By Paul Koch –
As a father of 5 you might think that I am more of wreck than I let on, or at least I should be. Of course, there is the constant desire for that elusive thing called a “quiet house”. Or my fleeting hope to be able to take the family out to eat for under a hundred bucks (even as I endure the strange looks on the hostess’s face as they push two tables together for all my kids). But beyond that, there is a relentless flow of heartbreaking news that pours into our lives placing great stress on my family and preys upon my fears as a father.
The 24 hour news cycles and constant updates via the inter-web allow unfettered access to all the brutal and ugly things of our world. These things ought to make me worried about the future of my children. With the terror of Christians being beheaded by ISIS still in our memories, we turn the channel only to be faced with the riots in Baltimore. We turn off the TV and open our computers to be greeted with the horrific news of a discovery of a newborn baby’s body parts found in LA County. Then with all these images floating around my head, I sit down to dinner with my family. There, five young and (mostly) ignorant faces join my wife and me in prayer unfazed by the insanity of it all. When I look at them I ought to weep. I ought to be consumed with worry. I ought to be a complete wreck.
But on this day, my 5 year old son says to me with all the confidence in the world, “Dad, you’re the awesomest!”
Now that may just sound like a funny thing a kid says about his dad. It might simply bring a smile to the faces of every father who sips their coffee out of a “#1 Dad” mug. But those words are a subtle (or perhaps not so subtle) reminder of the power of fatherhood. As I sit down to dinner with my family gathered around me I’m not just a helpless victim of a broken world. I don’t have to just watch powerless as my children are tossed to the wolves. I’m a dad, and that is no small thing!

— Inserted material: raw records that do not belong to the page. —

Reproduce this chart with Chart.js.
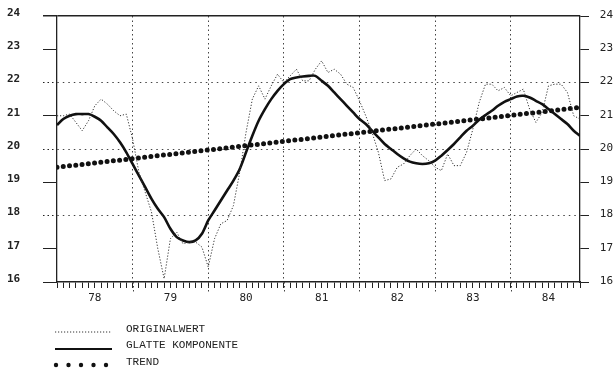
<!DOCTYPE html>
<html><head><meta charset="utf-8">
<script src="https://cdn.jsdelivr.net/npm/chart.js@4"></script>
<style>
html,body{margin:0;padding:0;background:#fff;}
#wrap{position:relative;width:614px;height:371px;overflow:hidden;background:#fff;}
#c{position:absolute;left:0;top:0;}
#samples{position:absolute;left:0;top:0;}
.row{position:absolute;left:126px;white-space:nowrap;line-height:12px;font-family:'Liberation Mono','DejaVu Sans Mono',monospace;font-size:11px;color:#222;}
</style></head><body>
<div id="wrap">
<canvas id="c" width="614" height="371"></canvas>
<svg id="samples" width="614" height="371">
  <line x1="55" y1="332" x2="112" y2="332" stroke="#333" stroke-width="1" stroke-dasharray="1.2 1.8"/>
  <line x1="55" y1="349" x2="112" y2="349" stroke="#111" stroke-width="2.2"/>
  <circle cx="56" cy="365" r="2.2" fill="#111"/><circle cx="68.5" cy="365" r="2.2" fill="#111"/><circle cx="81" cy="365" r="2.2" fill="#111"/><circle cx="93.5" cy="365" r="2.2" fill="#111"/><circle cx="106" cy="365" r="2.2" fill="#111"/>
</svg>
<div class="row" style="top:323px">ORIGINALWERT</div>
<div class="row" style="top:339px">GLATTE KOMPONENTE</div>
<div class="row" style="top:356px">TREND</div>
</div>
<script>
// Monthly values, Jan 1978 (index 0) to Dec 1984 (index 83)
const original = [
  21.0, 21.0, 21.05, 20.8, 20.55, 20.85, 21.3, 21.5, 21.35, 21.15, 21.0, 21.05,
  20.3, 19.3, 18.7, 18.1, 17.0, 16.1, 17.3, 17.5, 17.15, 17.2, 17.2, 17.05,
  16.45, 17.3, 17.75, 17.85, 18.3, 19.3, 20.5, 21.5, 21.9, 21.5, 21.9, 22.25,
  22.0, 22.2, 22.4, 22.05, 22.05, 22.4, 22.65, 22.3, 22.4, 22.25, 21.95, 21.85,
  21.45, 21.0, 20.5, 19.9, 19.05, 19.1, 19.45, 19.55, 19.8, 20.0, 19.8, 19.65,
  19.45, 19.35, 19.85, 19.5, 19.5, 19.9, 20.6, 21.4, 21.95, 21.95, 21.75, 21.85,
  21.6, 21.7, 21.8, 21.2, 20.8, 21.1, 21.9, 21.95, 21.95, 21.7, 21.0, 20.9
];
const smooth = [
  20.72, 20.9, 21.0, 21.05, 21.05, 21.05, 20.97, 20.85, 20.65, 20.45, 20.2, 19.9,
  19.55, 19.2, 18.85, 18.5, 18.2, 17.95, 17.6, 17.35, 17.25, 17.2, 17.25, 17.45,
  17.85, 18.15, 18.45, 18.75, 19.05, 19.4, 19.9, 20.4, 20.85, 21.2, 21.5, 21.75,
  21.95, 22.1, 22.15, 22.18, 22.2, 22.2, 22.05, 21.9, 21.7, 21.5, 21.3, 21.1,
  20.9, 20.75, 20.55, 20.35, 20.15, 20.0, 19.85, 19.72, 19.62, 19.57, 19.55, 19.57,
  19.65, 19.8, 19.97, 20.15, 20.35, 20.55, 20.7, 20.88, 21.02, 21.15, 21.3, 21.42,
  21.5, 21.58, 21.6, 21.55, 21.45, 21.35, 21.2, 21.05, 20.9, 20.75, 20.55, 20.4
];
const trendMonths = [0, 12, 24, 36, 48, 60, 72, 83];
const trendValues = [19.45, 19.71, 19.97, 20.23, 20.49, 20.75, 21.01, 21.25];
const yearLabels = ['78', '79', '80', '81', '82', '83', '84'];

const FONT = "'DejaVu Sans Mono','Liberation Mono',monospace";
const GRID = '#444';
const NONE = 'rgba(0,0,0,0)';
const isYearLine = v => v % 12 === 0 && v > 0 && v < 83;
const isEvenGrid = v => v % 2 === 0 && v > 16 && v < 24;

const yearTickExt = {
  id: 'yearTickExt',
  afterDraw(chart) {
    const xs = chart.scales.x, ctx = chart.ctx, b = chart.chartArea.bottom;
    ctx.save();
    ctx.strokeStyle = GRID; ctx.lineWidth = 1; ctx.setLineDash([1.5, 2.5]);
    for (let m = 12; m < 83; m += 12) {
      const px = Math.round(xs.getPixelForValue(m)) + 0.5;
      ctx.beginPath(); ctx.moveTo(px, b); ctx.lineTo(px, b + 11); ctx.stroke();
    }
    ctx.restore();
  }
};

new Chart(document.getElementById('c'), {
  type: 'line',
  data: {
    datasets: [
      { label: 'ORIGINALWERT', data: original.map((v, i) => ({x: i, y: v})),
        borderColor: '#333', borderWidth: 1, borderDash: [1.2, 1.8], pointRadius: 0, tension: 0 },
      { label: 'GLATTE KOMPONENTE', data: smooth.map((v, i) => ({x: i, y: v})),
        borderColor: '#111', borderWidth: 2.6, pointRadius: 0, tension: 0.3 },
      { label: 'TREND', data: trendValues.map((v, i) => ({x: trendMonths[i], y: v})),
        borderColor: '#111', borderWidth: 5, borderDash: [0, 6.3], borderCapStyle: 'round',
        pointRadius: 0, tension: 0 }
    ]
  },
  options: {
    responsive: false, animation: false, devicePixelRatio: 1,
    layout: { padding: { top: 16, left: 7, right: 1, bottom: 66 } },
    plugins: { legend: { display: false }, tooltip: { enabled: false } },
    scales: {
      x: {
        type: 'linear', min: 0, max: 83,
        afterFit(s) { s.height = 23; },
        ticks: {
          stepSize: 1, autoSkip: false, maxRotation: 0, padding: 4, color: '#222',
          font: { family: FONT, size: 11 },
          callback: v => (v % 12 === 6 ? yearLabels[(v - 6) / 12] : '')
        },
        grid: {
          color: c => (c.tick && isYearLine(c.tick.value) ? GRID : NONE),
          lineWidth: 1, tickLength: 6, tickColor: '#222', drawTicks: true
        },
        border: { display: true, color: '#222', width: 1.5, dash: [1.5, 3] }
      },
      y: {
        position: 'left', min: 16, max: 24,
        afterFit(s) { s.width = 50; },
        ticks: { stepSize: 1, padding: 0, crossAlign: 'far', color: '#222', labelOffset: -3,
          font: { family: FONT, size: 11, weight: 'bold' } },
        grid: {
          color: c => {
            if (!c.tick) return NONE;
            if (c.tick.value === 24) return '#222';
            return isEvenGrid(c.tick.value) ? GRID : NONE;
          },
          lineWidth: c => (c.tick && c.tick.value === 24 ? 1.5 : 1),
          tickLength: 14, tickColor: '#222',
          tickBorderDash: c => (c.tick && isEvenGrid(c.tick.value) ? [1.5, 3] : [])
        },
        border: { display: true, color: '#222', width: 1.3,
          dash: c => (c.tick && c.tick.value === 24 ? [] : [1.5, 4]) }
      },
      y2: {
        position: 'right', min: 16, max: 24,
        afterFit(s) { s.width = 33; },
        ticks: { stepSize: 1, padding: 0, crossAlign: 'far', color: '#222', labelOffset: -1,
          font: { family: FONT, size: 11 } },
        grid: { drawOnChartArea: false, tickLength: 9, tickColor: '#222' },
        border: { display: true, color: '#222', width: 1.3 }
      }
    }
  },
  plugins: [yearTickExt]
});
</script>
</body></html>
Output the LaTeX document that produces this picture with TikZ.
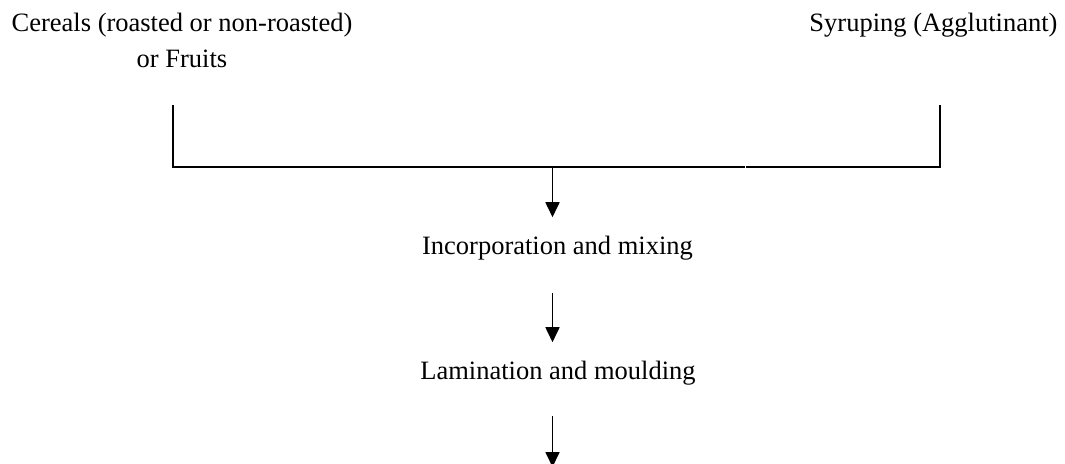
\documentclass[tikz,border=0pt]{standalone}
\usepackage{fontspec}
\setmainfont{Liberation Serif}
\usetikzlibrary{arrows.meta}
\begin{document}
\begin{tikzpicture}[x=0.5pt,y=-0.5pt,
  lbl/.style={font=\fontsize{13.25}{18}\selectfont, inner sep=0pt, align=center, anchor=base},
  wire/.style={line width=0.85pt},
  arr/.style={wire, -{Triangle[length=7.5pt,width=7pt]}}]
\useasboundingbox (0,0) rectangle (1065,463);

% inputs (a two-line node sits on the baseline of its last line)
\node[lbl] (cereal) at (182,67) {Cereals (roasted or non-roasted)\\or Fruits};
\node[lbl] (syrup) at (933.5,31) {Syruping (Agglutinant)};

% process steps
\node[lbl] (mix) at (557.5,254) {Incorporation and mixing};
\node[lbl] (lam) at (558,379) {Lamination and moulding};

% joining bracket
\coordinate (lt) at (173,105);
\coordinate (lb) at (173,167);
\coordinate (rt) at (940,105);
\coordinate (rb) at (940,167);
\coordinate (g1) at (745,167);
\coordinate (g2) at (746,167);
\coordinate (j) at (552.5,167);
\coordinate (out) at (552.5,467);

\draw[wire] (lt) -- (lb) -- (g1);
\draw[wire] (rt) -- (rb) -- (g2);

% flow arrows
\draw[arr, shorten >=9pt] (j) -- (j |- mix.north);
\draw[arr, shorten <=16.5pt, shorten >=9pt] (j |- mix.south) -- (j |- lam.north);
\draw[arr, shorten <=15.5pt] (j |- lam.south) -- (out);
\end{tikzpicture}
\end{document}
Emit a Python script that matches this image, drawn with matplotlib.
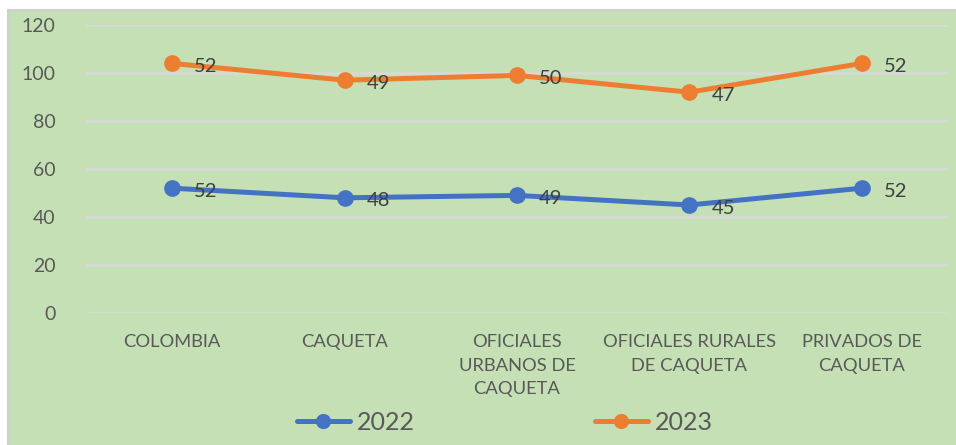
import numpy as np
import matplotlib.pyplot as plt
from matplotlib.patches import Rectangle

# categories and values (2023 is stacked on top of 2022)
categorias = ["COLOMBIA", "CAQUETA", "OFICIALES\nURBANOS DE\nCAQUETA",
              "OFICIALES RURALES\nDE CAQUETA", "PRIVADOS DE\nCAQUETA"]
valores_2022 = [52, 48, 49, 45, 52]
valores_2023 = [52, 49, 50, 47, 52]
y_ticks = [0, 20, 40, 60, 80, 100, 120]

azul = "#4472C4"
naranja = "#ED7D31"
fondo = "#C5E0B4"
gris = "#595959"

plt.rcParams['font.family'] = ['Lato', 'DejaVu Sans']

fig = plt.figure(figsize=(9.56, 4.45), dpi=100)
fig.patch.set_facecolor("white")
# green chart area with thin gray border
fig.patches.append(Rectangle((8 / 956, -0.01), 1.0, 1 - 10 / 445 + 0.01,
                             transform=fig.transFigure, facecolor=fondo,
                             edgecolor="#D0D0D0", linewidth=1.5, zorder=-10))

ax = fig.add_axes([86 / 956, 1 - 313 / 445, 862 / 956, 288 / 445])
ax.set_facecolor("none")

x = np.arange(len(categorias))
apilado = np.array(valores_2022) + np.array(valores_2023)

ax.plot(x, valores_2022, color=azul, lw=3.6, marker="o", ms=11, label="2022",
        solid_capstyle="round", zorder=3)
ax.plot(x, apilado, color=naranja, lw=3.6, marker="o", ms=11, label="2023",
        solid_capstyle="round", zorder=3)

for xi, yi, v in zip(x, valores_2022, valores_2022):
    ax.annotate(str(v), (xi, yi), xytext=(22, -3), textcoords="offset pixels",
                ha="left", va="center", fontsize=14.5, color="#404040", zorder=4)
for xi, yi, v in zip(x, apilado, valores_2023):
    ax.annotate(str(v), (xi, yi), xytext=(22, -3), textcoords="offset pixels",
                ha="left", va="center", fontsize=14.5, color="#404040", zorder=4)

ax.set_xlim(-0.5, len(categorias) - 0.5)
ax.set_ylim(0, 120)
ax.set_yticks(y_ticks)
ax.set_xticks(x)
ax.set_xticklabels(categorias, fontsize=13.2, color=gris, linespacing=1.6)
ax.tick_params(axis="y", labelsize=14, labelcolor=gris, length=0, pad=22)
ax.tick_params(axis="x", length=0, pad=15)
ax.grid(axis="y", color="#D9D9D9", lw=1.8)
ax.set_axisbelow(True)
for s in ax.spines.values():
    s.set_visible(False)

fig.legend(loc="center", bbox_to_anchor=(505 / 956, 1 - 422 / 445), ncol=2,
           frameon=False, fontsize=18, labelcolor=gris, handlelength=2.1,
           columnspacing=7.2, handletextpad=0.3, markerscale=0.9)

fig.savefig("out.png", dpi=100, facecolor=fig.get_facecolor())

By design I have far greater influence on my children than the terrors of this world.
I can deliver strength and safety and assurance within the home that is unmatched in our society. I can inspire revolution and obstinate resistance to the ways of our culture in the delightful anarchy of my family. In fact, even the Law and the Gospel are products of my words and actions long before my children learn them in church.
The problem is we are quick to forget this power of fatherhood. We are soon convinced by the relentless shouts of the world and the many portrayals of fathers as impotent and bumbling fools so that we begin our retreat. It’s not that we want to concede the field, but the deck seems stacked against us. This retreat from our position and vocation is aided by two things above all else: our own brokenness and the silence of our children.
Notice, it was my 5 year old son that said I was the awesomest and not my 15 year old daughter. Its not that she wouldn’t say it, but it certainly doesn’t flow as effortlessly as it did when she was little. As our children grow they also begin to trust the narrative the world tells. Just as they no longer believe in the magic of their childhood when scientific explanation replaces the wonder and awe of nature, so too the magic of their father’s power and love can be shaken by the disturbing realities of our culture. They also hear the cries to look elsewhere for strength and protection. They become aware of the failures of fathers. They quit reminding us of our power, for they begin to doubt it.
This abridged reminder from the lips of our children is complimented by our own brokenness. As we struggle with sin, as we fail over and again with the same old temptations and perversions, we begin to think their hushed voices are warranted. How can a man like me, a man full of doubts and fears, a man who fails more than I would ever let on, a man that feels small and helpless in the face of such opposition, how can I actually change things? What can I really do in the face of such atrocities?
But then again, I am a dad.
I can shape the vision of what sort of husband my daughters will desire more than any TV show. I can show them day in and day out how a man should treat a woman. I can protect and guide better than any other force in their lives. I can teach my son more about strength and fear than the nightly news. He can learn more than kneejerk consumerism and dead-end nihilism. He can learn honor and friendship and compassion from me.
And here’s the thing, we fathers can be this powerful force in the face of our own brokenness and despite the depravity of our souls. For though our world drowns out the voices of our children, though our sin is clearly reflected in the Law, we live in the love of our Father. It is a love that forgives and makes whole. It is a love that doesn’t just say “it’s alright” but actually does something about it. A love that was born, suffered died and rose so that you might die and rise to new life. And so you are new! You are fathers bearing the love of the Father and the world cannot stop such love. “Faith, hope, and love abide, these three; but the greatest of these is love.” (1 Cor. 13:13)
To put it simply – you are the awesomest!